Bill Franklin: Yeah. Exactly. [ rolls eyes ] Hey, you know, there’s something I’ve been wanting to do for years! [ tickles Joan’s arms ] Coochie-coochie-coochie-coo! Anyway.. we have six terrific young comics waiting to try their luck!
Joan Baez: Well, I’m not really in the mood, because I have a terrific headache.
Bill Franklin: Whoa-oa, great, she has a headache! She hasn’t giggled in nie years, and tonight she has a headache. Talk about your impossible dream, huh? Well, Joan, take your throne! [ Joan takes her seat on the set ] Can we get a couple of aspirin and a glass of water for Joan? [ aspirin and water is brought forth ] Now, let’s meet our first lamb for the slaughter. You know him from “St. Elsewhere” and numerous HBO specials. Let’s bring him out now, he’s crazy, he’s unpredictable, he’s wacky! The one and only Howie Mandel! Come on, Howie!

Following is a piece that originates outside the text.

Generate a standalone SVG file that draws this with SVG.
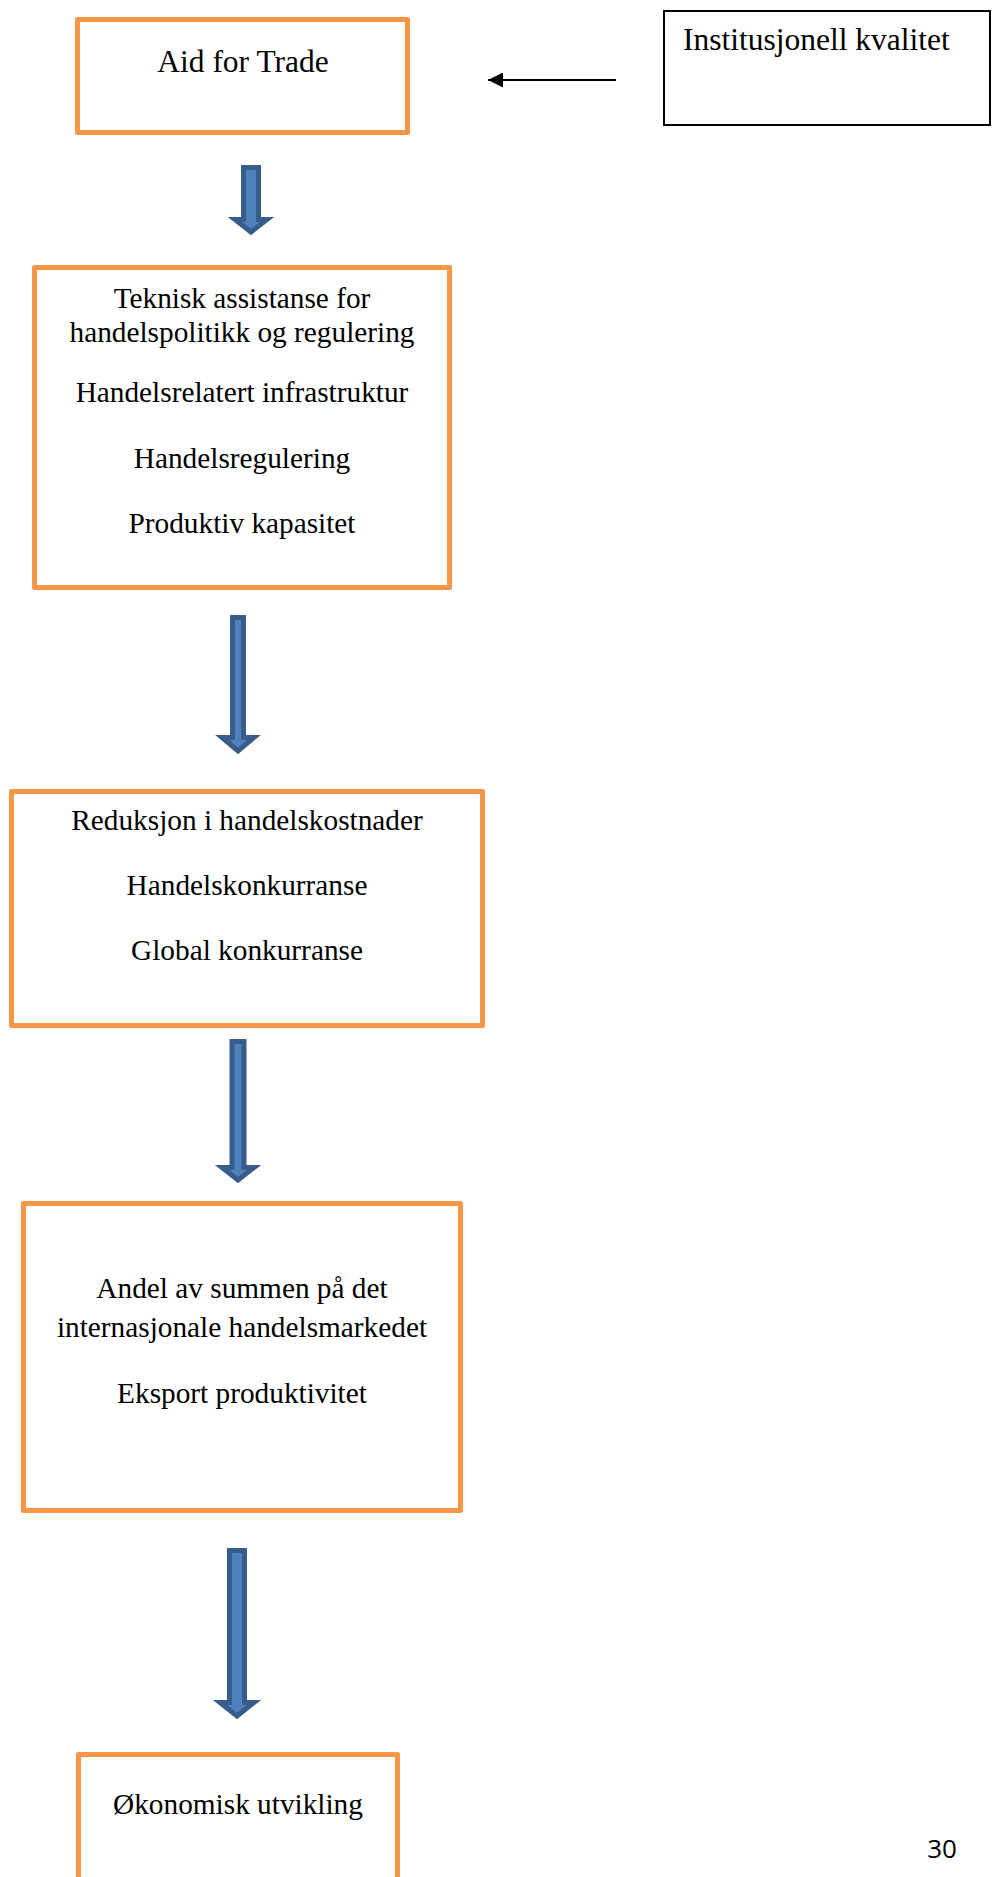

Howie Mandel: What! What! Oo-ooh! Oo-ooh! What! What! Okay, what! What! What’s your name! What’s your name! What’s your name! Okay, I asked you three times, What’s your name!
Joan Baez: [ angry ] Joan!
Howie Mandel: Joan! Okay! Hey, Joan, you ever seen this! Oo-ooh! [ pulls rubber glove over his head and inflates the fingers with his nose ] [ unable to control the urge, Joan does a spit-take and finally laughs ]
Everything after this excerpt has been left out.